My grandmother has been agitating for us to come back out and visit again this year. As you well know, flying has become out of the question, so I spent a bit of time crunching the numbers on both driving and taking Amtrak. Surprisingly, Amtrak is a fairly competitive way to travel.
For comparison’s sake, let’s toss in the cost of airfare. Since Liam is way past the “infant in arms” stage (in terms of age, size, and general squirminess), we’d have to buy three plane tickets. Delta sells round-trip tickets at $441 a pop for a total of around $1325 for all three of us. We’d also have to pay to park our car for $7/day for around 10 days and buy food for at least 4 meals. The total cost of flying with all of the particulars ends up in the $1475 range, but you’re only spending a total of 7-8 hours each way.
Google estimates the drive at around 1840 miles. That puts us at around 71 gallons each way which at a cost of $3.30/gal (estimating high) comes in at around $235 for gas. Factoring in three hotel stays and food, a round trip should be in the $1900 area and take around 3 days each way, though a die-hard road warrior may be able to do it in 2.
So how does Amtrak compare?

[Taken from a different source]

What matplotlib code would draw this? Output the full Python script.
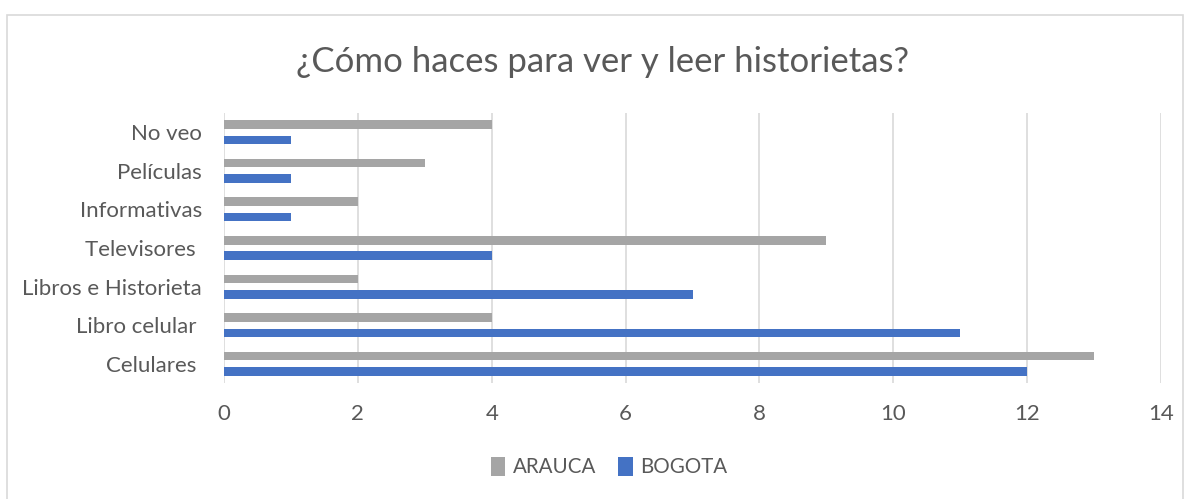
import matplotlib
matplotlib.use('Agg')
import matplotlib.pyplot as plt
from matplotlib.patches import Rectangle
import numpy as np

categories = ["Celulares ", "Libro celular ", "Libros e Historieta", "Televisores ",
              "Informativas", "Películas", "No veo"]
arauca = [13, 4, 2, 9, 2, 3, 4]
bogota = [12, 11, 7, 4, 1, 1, 1]

GRAY = "#A5A5A5"
BLUE = "#4472C4"
TEXT = "#595959"

plt.rcParams['font.family'] = ['Lato', 'DejaVu Sans']

fig = plt.figure(figsize=(11.88, 4.99), dpi=100)
fig.patches.append(Rectangle((7 / 1188, -0.02), 1176 / 1188, (499 - 15) / 499 + 0.02,
                             transform=fig.transFigure, fill=False,
                             edgecolor="#D9D9D9", linewidth=1.2))

ax = fig.add_axes([224 / 1188, 116 / 499, 937 / 1188, 270 / 499])
y = np.arange(len(categories))
ax.barh(y + 0.2, arauca, height=0.22, color=GRAY, label="ARAUCA", zorder=3)
ax.barh(y - 0.2, bogota, height=0.22, color=BLUE, label="BOGOTA", zorder=3)

ax.set_xlim(0, 14)
ax.set_ylim(-0.5, 6.5)
ax.set_xticks(range(0, 15, 2))
ax.set_yticks(y)
ax.set_yticklabels(categories)
ax.grid(axis='x', color="#D9D9D9", linewidth=1.2, zorder=0)
for s in ax.spines.values():
    s.set_visible(False)
ax.tick_params(axis='both', length=0, colors=TEXT, labelsize=16)
ax.tick_params(axis='y', pad=16)
ax.tick_params(axis='x', pad=15)

fig.text(603 / 1188, 1 - 62 / 499, "¿Cómo haces para ver y leer historietas?",
         ha='center', va='center', fontsize=25, color=TEXT)

fig.legend(loc='center', bbox_to_anchor=(609 / 1188, 1 - 467 / 499), ncol=2,
           frameon=False, fontsize=14.8, labelcolor=TEXT, handlelength=0.7,
           handleheight=1.1, handletextpad=0.35, columnspacing=1.1)

fig.savefig("out.png", dpi=100)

The tickets themselves are pretty cheap ($780!), but that’s just seats. If we’re going to be on a train for a few days, you can bet your sweet bippy we’d be getting a room. That jumps up to a staggering $2400+ and three solid days of travel. That sounds terrible until you start factoring in a few particulars. For one, meals are included, so there’s no extra cost there. There’s also 4-5 hours between trains in both Chicago and Washington DC, so those are some fun excursions to take along the way. In addition to this, I can telecommute by tethering with my phone, so I’m actually earning around 40% of the total cost of the trip. Once you factor all of these in, Amtrak becomes about the same cost as flying, just with no TSA agents manhandling my bits and some extra stops in cities I wouldn’t mind visiting for a few hours.
Granted, not everyone can telecommute. You might drive faster, get better mileage, accept cheaper hotels and food, and not care about the extra stops. That said, I think Amtrak is actually making a pretty good case. They’ve also got some stellar deals for folks who want to tour the country. If you want to travel and don’t want to fly, consider taking the train.